Возведение в напраслину

Вышли в свет «Напрасные совершенства» — сборник «виньеток» Александра Жолковского



Александр Жолковский

Александр Жолковский

Лада Панова
Вышли в свет «Напрасные совершенства» Александра Жолковского — мемуарные эссе-виньетки советского лингвиста и филолога, эмигрировавшего в США на рубеже 1980-х.

Александр Жолковский — персонаж культовый, один из главных советских лингвистов-структуралистов, филолог и профессор Калифорнийского университета. Он изучал язык сомали, исследовал Бориса Пастернака, Анну Ахматову, Исаака Бабеля, Эдуарда Лимонова, а также в заводских масштабах производил «мемуарные виньетки», эталонным сборником которых стал, пожалуй, «Эросипед» 2003 года.

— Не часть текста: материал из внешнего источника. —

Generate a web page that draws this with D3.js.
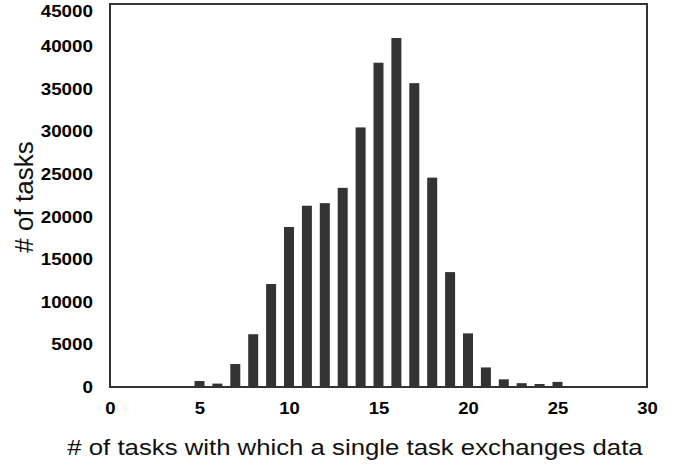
<!DOCTYPE html>
<html><head><meta charset="utf-8">
<script src="https://cdn.jsdelivr.net/npm/d3@7"></script>
<style>body{margin:0;background:#fff}</style>
</head><body>
<script>
const categories = [5,6,7,8,9,10,11,12,13,14,15,16,17,18,19,20,21,22,23,24,25];
const counts = [700,400,2700,6200,12100,18800,21300,21600,23400,30500,38100,41000,35700,24600,13500,6300,2300,900,450,350,600];
const xTicks = [0,5,10,15,20,25,30];
const yTicks = [0,5000,10000,15000,20000,25000,30000,35000,40000,45000];
const xTitle = "# of tasks with which a single task exchanges data";
const yTitle = "# of tasks";

const W = 686, H = 467;
const m = {left:110, right:39, top:4, bottom:80};
const svg = d3.select("body").append("svg").attr("width",W).attr("height",H);
const x = d3.scaleLinear().domain([0,30]).range([m.left, W-m.right]);
const y = d3.scaleLinear().domain([0,45000]).range([H-m.bottom, m.top]);
const bw = 10;
const font = "Liberation Sans, Arial, Helvetica, sans-serif";

svg.append("g").selectAll("rect").data(categories).join("rect")
  .attr("x", (d)=>x(d)-bw/2).attr("width", bw)
  .attr("y", (d,i)=>y(counts[i])).attr("height",(d,i)=>y(0)-y(counts[i]))
  .attr("fill","#333");

svg.append("rect").attr("x",x(0)).attr("y",y(45000)).attr("width",x(30)-x(0)).attr("height",y(0)-y(45000))
  .attr("fill","none").attr("stroke","#333").attr("stroke-width",2);

const xa = svg.append("g").attr("transform",`translate(0,${y(0)+15})`)
  .call(d3.axisBottom(x).tickValues(xTicks).tickFormat(d3.format("d")).tickSize(0).tickPadding(0));
xa.select(".domain").remove();
xa.selectAll("text").attr("font-family",font).attr("font-weight","bold").attr("font-size",16.5).attr("fill","#000")
  .attr("dy","0.71em").attr("transform","scale(1.12,1)");

const ya = svg.append("g").attr("transform",`translate(${m.left-17},0)`)
  .call(d3.axisLeft(y).tickValues(yTicks).tickFormat(d3.format("d")).tickSize(0).tickPadding(0));
ya.select(".domain").remove();
ya.selectAll("text").attr("font-family",font).attr("font-weight","bold").attr("font-size",16.5).attr("fill","#000")
  .attr("transform","scale(1.14,1)")
  .attr("y", d => Math.max(0, y(45000)+7 - y(d)));

svg.append("text").attr("x",355).attr("y",455).attr("text-anchor","middle")
  .attr("font-family",font).attr("font-size",23).attr("fill","#111")
  .attr("transform","translate(355,0) scale(1.12,1) translate(-355,0)").text(xTitle);
svg.append("text").attr("transform","translate(33,197) rotate(-90)").attr("text-anchor","middle")
  .attr("font-family",font).attr("font-size",26).attr("fill","#111").text(yTitle);
</script>
</body></html>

Этот немного ущербный, извиняющийся сам за себя жанр по уровню душевного эксгибиционизма ближе всего оказывается к околокультурному трепу в блогах, то есть воспроизводит преимущественно факты глубоко личной умственной жизни («Авторство вообще вещь нескромная», как не раз повторяет в книге Жолковский). Литературный атавизм, предком которого можно назвать поэтический мадригал XIX века, ставший продуктом медиакультуры.

К сегодняшнему дню Жолковский сросся с ролью диагноста от языка, приметившего эрозию в области восприятия большой формы, больших поэтов, усталость от гнетущей монументальности.

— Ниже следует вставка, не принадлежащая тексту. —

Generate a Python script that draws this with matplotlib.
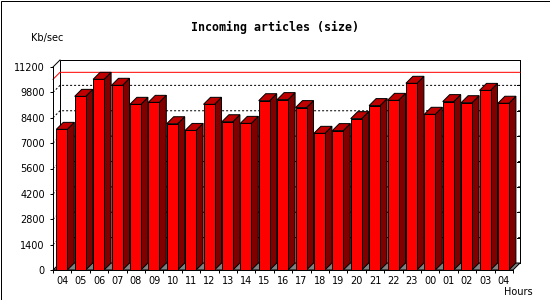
"""
Incoming articles (size) -- jpgraph-style 3D bar chart recreated with matplotlib.
"""

import matplotlib

matplotlib.use("Agg")

import matplotlib.pyplot as plt
import numpy as np
from matplotlib.patches import Polygon, Rectangle

# ---------------------------------------------------------------------------
# data
# ---------------------------------------------------------------------------

hours = [
    "04", "05", "06", "07", "08", "09", "10", "11", "12", "13", "14", "15",
    "16", "17", "18", "19", "20", "21", "22", "23", "00", "01", "02", "03",
    "04",
]

size_kb = [
    7760, 9580, 10520, 10190, 9140, 9250, 8070, 7700, 9140, 8180, 8090, 9340,
    9400, 8960, 7540, 7690, 8350, 9070, 9360, 10300, 8590, 9290, 9230, 9910,
    9200,
]

y_ticks = [0, 1400, 2800, 4200, 5600, 7000, 8400, 9800, 11200]

# ---------------------------------------------------------------------------
# layout (pixels of a 550x300 image)
# ---------------------------------------------------------------------------

FIG_W, FIG_H, DPI = 550, 300, 100
PLOT_LEFT, PLOT_RIGHT = 53, 513
PLOT_TOP, PLOT_BOTTOM = 67, 270
DEPTH_PX = 7
BAR_PX = 11
BAR_SHIFT_PX = 3.3
LW = 0.72  # one pixel

FRONT = "#ff0000"
SIDE = "#800000"
TOP = "#c00000"
FLOOR = "#808080"


def px_to_units(n_slots: int, y_max: float) -> tuple[float, float]:
    """
    Data units per pixel along x and y.
    """

    ux = n_slots / (PLOT_RIGHT - PLOT_LEFT)
    uy = y_max / (PLOT_BOTTOM - PLOT_TOP)

    return ux, uy


def add_poly(ax, points, color, zorder, edge="black"):
    ax.add_patch(
        Polygon(
            points,
            closed=True,
            facecolor=color,
            edgecolor=edge,
            linewidth=LW,
            zorder=zorder,
            clip_on=False,
            joinstyle="miter",
        )
    )


def main() -> None:
    n = len(hours)
    y_max = y_ticks[-1]

    fig = plt.figure(figsize=(FIG_W / DPI, FIG_H / DPI), dpi=DPI)
    fig.patch.set_facecolor("white")

    ax = fig.add_axes(
        [
            PLOT_LEFT / FIG_W,
            1 - PLOT_BOTTOM / FIG_H,
            (PLOT_RIGHT - PLOT_LEFT) / FIG_W,
            (PLOT_BOTTOM - PLOT_TOP) / FIG_H,
        ]
    )
    ax.set_facecolor("none")

    x0, x1 = -0.5, n - 0.5
    ax.set_xlim(x0, x1)
    ax.set_ylim(0, y_max)

    ux, uy = px_to_units(n, y_max)
    dx = DEPTH_PX * ux
    dy = DEPTH_PX * uy

    # back wall
    add_poly(
        ax,
        [(x0 + dx, dy), (x0 + dx, y_max + dy), (x1 + dx, y_max + dy), (x1 + dx, dy)],
        "white",
        0,
    )

    # dotted grid on side wall and back wall
    for t in y_ticks[1:-1]:
        ax.plot(
            [x0, x0 + dx, x1 + dx],
            [t, t + dy, t + dy],
            color="black",
            linewidth=LW,
            linestyle=(0, (2, 2)),
            zorder=1,
            clip_on=False,
        )

    # ticks on the right edge of the back wall
    for t in y_ticks:
        ax.plot(
            [x1 + dx - 3 * ux, x1 + dx],
            [t + dy, t + dy],
            color="black",
            linewidth=LW,
            zorder=1,
            clip_on=False,
        )

    # maximum line
    peak = max(size_kb)
    ax.plot(
        [x0, x0 + dx, x1 + dx],
        [peak, peak + dy, peak + dy],
        color="red",
        linewidth=LW,
        zorder=1.5,
        clip_on=False,
    )

    # top-left wall edge and floor edge
    ax.plot([x0, x0 + dx], [y_max, y_max + dy], color="black", linewidth=LW,
            zorder=1.5, clip_on=False)

    # floor
    add_poly(
        ax,
        [(x0, 0), (x0 + dx, dy), (x1 + dx, dy), (x1, 0)],
        FLOOR,
        2,
    )

    # bars
    for i, value in enumerate(size_kb):
        xl = i - 0.5 + BAR_SHIFT_PX * ux
        xr = xl + BAR_PX * ux

        add_poly(ax, [(xr, 0), (xr + dx, dy), (xr + dx, value + dy), (xr, value)],
                 SIDE, 3)
        add_poly(ax, [(xl, value), (xr, value), (xr + dx, value + dy),
                      (xl + dx, value + dy)], TOP, 3)
        add_poly(ax, [(xl, 0), (xl, value), (xr, value), (xr, 0)], FRONT, 3)

    # axes
    for side in ("top", "right"):
        ax.spines[side].set_visible(False)

    for side in ("left", "bottom"):
        ax.spines[side].set_linewidth(LW)
        ax.spines[side].set_zorder(4)

    ax.set_yticks(y_ticks, [str(t) for t in y_ticks])
    ax.tick_params(
        axis="y",
        direction="out",
        length=2.2,
        width=LW,
        labelsize=7,
        pad=3.6,
    )

    ax.set_xticks(range(n), hours)
    ax.set_xticks(np.arange(x0, x1 + 0.01, 1.0), minor=True)
    ax.tick_params(axis="x", which="major", length=0, labelsize=7, pad=4.3)
    ax.tick_params(axis="x", which="minor", direction="out", length=2.2, width=LW)

    # texts
    fig.text(
        275 / FIG_W,
        1 - 27 / FIG_H,
        "Incoming articles (size)",
        ha="center",
        va="center",
        family="DejaVu Sans Mono",
        fontweight="bold",
        fontsize=8.4,
    )
    fig.text(47 / FIG_W, 1 - 38 / FIG_H, "Kb/sec", ha="center", va="center",
             fontsize=7)
    fig.text(533 / FIG_W, 1 - 292 / FIG_H, "Hours", ha="right", va="center",
             fontsize=7)

    # image border
    fig.add_artist(
        Rectangle(
            (0.5 / FIG_W, 0.5 / FIG_H),
            (FIG_W - 1) / FIG_W,
            (FIG_H - 1) / FIG_H,
            transform=fig.transFigure,
            fill=False,
            edgecolor="black",
            linewidth=LW,
        )
    )

    fig.savefig("out.png", dpi=DPI)

    plt.close(fig)


if __name__ == "__main__":
    main()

Его виньетки, «вещь в самой мелкой, неуважаемой форме», — это опыт прямого контакта с текстом и собственной памятью.

«Напрасные совершенства» — это вновь подборка виньеток. Некоторые из них ядовито-пародийные, выхваченные как будто из очередной антиутопии Владимира Сорокина — как виньетка про слово «Ленин», которое, если бы не перестройка, могло бы превратить Москву в Ленинск, библиотеку — в ленинотеку, метро — в лентро: «Советская эпоха была оргией переименований…» Некоторые — беззлобные и лирические, рассказывающие о вручении Нобелевской премии Пастернаку через описание проведенного с женой лета в Коктебеле. Целый пласт виньеток, правда, существует в пространстве застольного анекдота, как история перуанского прозаика Марио Варгаса Льосы, из романа которого московское издательство выкинуло все эротические сцены: «Супружеские пары в ее стране не смогли бы смотреть друг другу в глаза, если бы они прочитали описание этих любовных сцен».

Иногда сквозь текст как будто проглядывает Довлатов: «Потому что… потому что государство — это не я!!» Иногда возникает советизированный Рабле:

«Борьба с превосходящими силами советской власти особенно сильно ударила по моему желудочно-кишечному тракту».

Чаще всего виньетки Жолковского выглядят черновым вариантом историко-литературной работы, заметками на полях, сгрудившимися в одной книге. Своим появлением они раз от раза вскрывают проблему работы с памятью и жизни мемуаров, в которых правда пасует перед свободой интерпретации, то есть правом автора врать, преувеличивать, досочинять. Декоративность жанра избавляет тексты от унизительных подробностей быта и неуместно оголенной повседневности.

С одной стороны, это литературные потешки, с другой — надстройка над научными изысканиями Жолковского.

Кажется, что они вполне могли бы дорасти до полновесного филологического романа, максимально обнажающего нерв и механику письма. Но Жолковский намеренно крошит текст. В каждой новой виньетке он воспроизводит тип рассказывателя историй — не автора в глобальном философском смысле, а былинного сказителя, воспроизводящего поток своего немного уставшего сознания. Его лирический герой, «восхитительно нормальный», как назвал его Дмитрий Быков, человек, с жадностью всматривается и вслушивается в жизнь, желая разглядеть в ней что-то кроме формальных ритуалов сначала типичного советского интеллигента («Мы были бедны, но с идеями»), потом американского профессора-иммигранта.

Самое поразительное, что этот мир не замкнут на себе. Американские профессора и советские диссиденты, густо населяющие его тексты, выполняют как будто роль фильтров в инстаграме: они окрашивают образ лирического героя, не меняя его сути. Таким образом,

очевидным становится литературное затворничество Жолковского, его потребность выламываться из любых общностей, быть регистратором, для которого любой язык чуть-чуть иностранный.

В конечном итоге он возвращает тексту человеческое измерение. Через его полумифы, полубыли о «добровольно-принудительных поездках в колхоз», написании письма Хемингуэю, разговорах об Ахматовой рвутся глобальные обобщения, задрапированные пустяшной формой. В результате, лишенная серьезного контекста, эта проза работает как лекарство от замыленности взгляда.